ChatGPT, whose parent is getting a $10 billion investment from Microsoft, has shown its competence in writing stock stories, dating-app messages, and even an email announcing layoffs

As it turns out, OpenAI’s viral language tool fared well in its breakdown of Warren Buffett’s investing approach, too. 

I asked ChatGPT to explain the Oracle of Omaha’s most important strategy that helped him reach his legendary billionaire status, and within seconds the bot spat out an analysis of value investing.

“Warren Buffett’s most important investing strategy is value investing, which involves identifying undervalued companies with strong potential for growth and a durable competitive advantage, and then holding onto those investments for the long-term,” ChatGPT said. “He also follows a principle of investing in businesses he understands, with a focus on companies with predictable earnings and a strong track record of increasing profits.”

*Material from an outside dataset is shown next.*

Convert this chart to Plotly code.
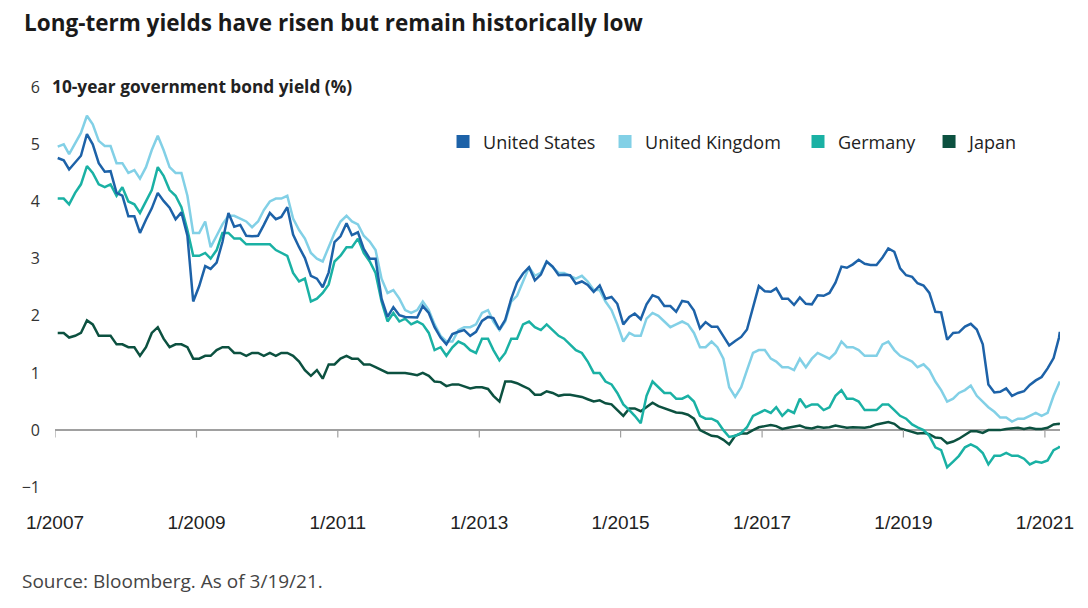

That said, when I inquired what Buffett’s most important decision has been in his career, ChatGPT pointed to his investment in Berkshire Hathaway decades ago. Buffett “transformed it into a holding company and used it as a vehicle to make a series of successful investments and acquisitions,” the bot said.

ChatGPT’s stock picks for Buffett

To fully carry out the interrogation, I tasked ChatGPT with naming stocks that Buffett could add to his portfolio. 

While the bot doesn’t have access to real-time markets data and its knowledge only goes up to 2021, it had plenty of historical intel to work with, given Buffett’s long career. 

It named PepsiCo and Unilever as stocks that would make sense for Buffett to invest in, given they’re consumer goods companies with strong brand recognition and consistent revenue growth. Buffett famously consumes five cans of Coke a day, but he had been a Pepsi drinker for nearly 50 years before that.

As for Unilever, Buffett had come close to sealing a deal on the company along with Kraft Heinz in 2017, but it eventually fell through.

ChatGPT also named Amazon, which Buffett already owns, and Microsoft, which Buffett owns an indirect stake in via ownership of New England Asset Management, as two examples of blue-chip companies with a track record of innovation.

Then it listed Johnson & Johnson and Pfizer — Buffett owns the former, and has previously owned the latter — as two stable healthcare options that would fit Buffett’s strategy.